Fantasy ‘All the Best Curses Last for a Lifetime’ is slightly reminiscent of Dunsany in its depiction of an all powerful magician living in an impregnable castle, but the story of how he got to be who he is and the role he must play in the world is a fascinating dissection of the nature of good and evil. In ‘The Machine It Was That Cried’ an astronaut must learn to deal with the true nature of his partner on a voyage that lasts a lifetime. Thematically this story is standard SF fare, asking all the usual questions about what it means to be human, but Grant’s prose is never less than engaging and the sensitivity that informs the text enables it to sidestep all the clichés inherent in the scenario. ‘Coma’ is the weakest of what’s on offer, a story about a girl who comes out of a coma and discovers the universal chord which I found somewhat confusing and with a point that sadly eluded me, while in ‘Mouse’ two scientists who are trapped in an alien labyrinth must make an accommodation to save themselves, a very clever story with solid characterisation and convincing interaction between the two leads.
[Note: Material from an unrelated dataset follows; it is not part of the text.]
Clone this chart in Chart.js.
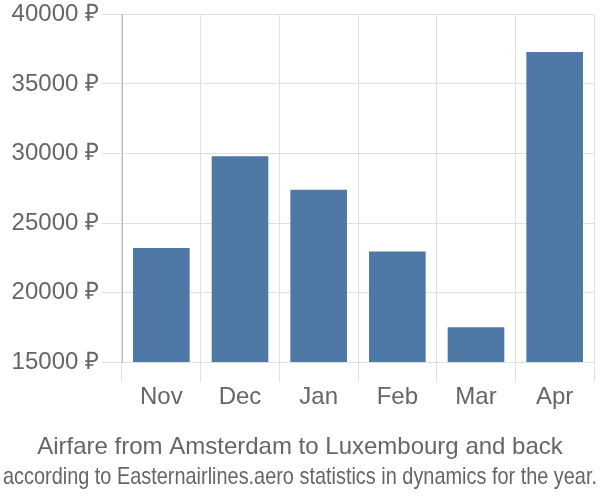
<!DOCTYPE html>
<html>
<head>
<meta charset="utf-8">
<script src="https://cdn.jsdelivr.net/npm/chart.js@4/dist/chart.umd.min.js"></script>
<style>
  html, body { margin: 0; padding: 0; background: #fff; }
</style>
</head>
<body>
<canvas id="c" width="600" height="500"></canvas>
<script>
const categories = ["Nov", "Dec", "Jan", "Feb", "Mar", "Apr"];
const prices = [23200, 29800, 27400, 22950, 17500, 37300];
const yTicks = [15000, 20000, 25000, 30000, 35000, 40000];
const titleText = "Airfare from Amsterdam to Luxembourg and back";
const subtitleText = "according to Easternairlines.aero statistics in dynamics for the year.";
const currency = " ₽";

const FONT = "'Liberation Sans', Arial, sans-serif";

new Chart(document.getElementById('c'), {
  type: 'bar',
  data: {
    labels: categories,
    datasets: [{
      data: prices,
      backgroundColor: '#4e79a7',
      borderWidth: 0,
      categoryPercentage: 0.9,
      barPercentage: 0.8
    }]
  },
  options: {
    responsive: false,
    animation: false,
    devicePixelRatio: 1,
    layout: { padding: { top: 0, left: 3, right: 3, bottom: 0 } },
    plugins: {
      legend: { display: false },
      tooltip: { enabled: false },
      title: {
        display: true,
        text: titleText,
        position: 'bottom',
        weight: 1000,
        color: '#666',
        font: { family: FONT, size: 24, weight: 'normal' },
        padding: { top: 1, bottom: 0 }
      },
      subtitle: {
        display: true,
        text: subtitleText,
        position: 'bottom',
        weight: 2000,
        color: '#666',
        font: { family: FONT, size: 24, weight: 'normal' },
        padding: { top: 1.2, bottom: 8.6 }
      }
    },
    scales: {
      x: {
        grid: { color: '#e0e0e0', lineWidth: 1, tickLength: 20, offset: true },
        border: { display: false },
        ticks: { color: '#666', font: { family: FONT, size: 24 }, padding: 1 },
        afterFit(s) { s.height = 69.6; s.paddingRight = 6; }
      },
      y: {
        min: 15000,
        max: 40000,
        afterBuildTicks(s) { s.ticks = yTicks.map(v => ({ value: v })); },
        grid: { color: '#e0e0e0', lineWidth: 1, tickLength: 20 },
        border: { display: true, color: '#bbb' },
        ticks: {
          color: '#666',
          font: { family: FONT, size: 24 },
          padding: 3,
          callback: v => v + currency
        },
        afterFit(s) { s.width = 119; s.paddingTop = 14.5; }
      }
    }
  }
});
</script>
</body>
</html>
‘How I Slept with Queen of China’, another highlight in a collection that has plenty of those, is a rite of passage piece in which a young man who, in a fit of bravado, has bet his mates that he can pull the local barmaid instead comes to relate to her as a human being, marking his own entry into adulthood. ‘Imogen’ has a character from Shakespeare’s Cymbeline looking back on her lives and loves, all of which have a fantastical element. The story is well written and intriguing with its hints of lycanthropy and metamorphosis, but I suspect my appreciation was seriously hampered by ignorance of the source material. Finally in ‘Me Topia’, a delightful three pager which sits like a coda at the end of the book, a chance meeting in a pub has transformational consequences for one of the parties involved.
John Grant does indeed take no prisoners with this collection of fine stories, but readers could do far worse than to allow themselves to be captivated by his vivid imagination and dazzling prose.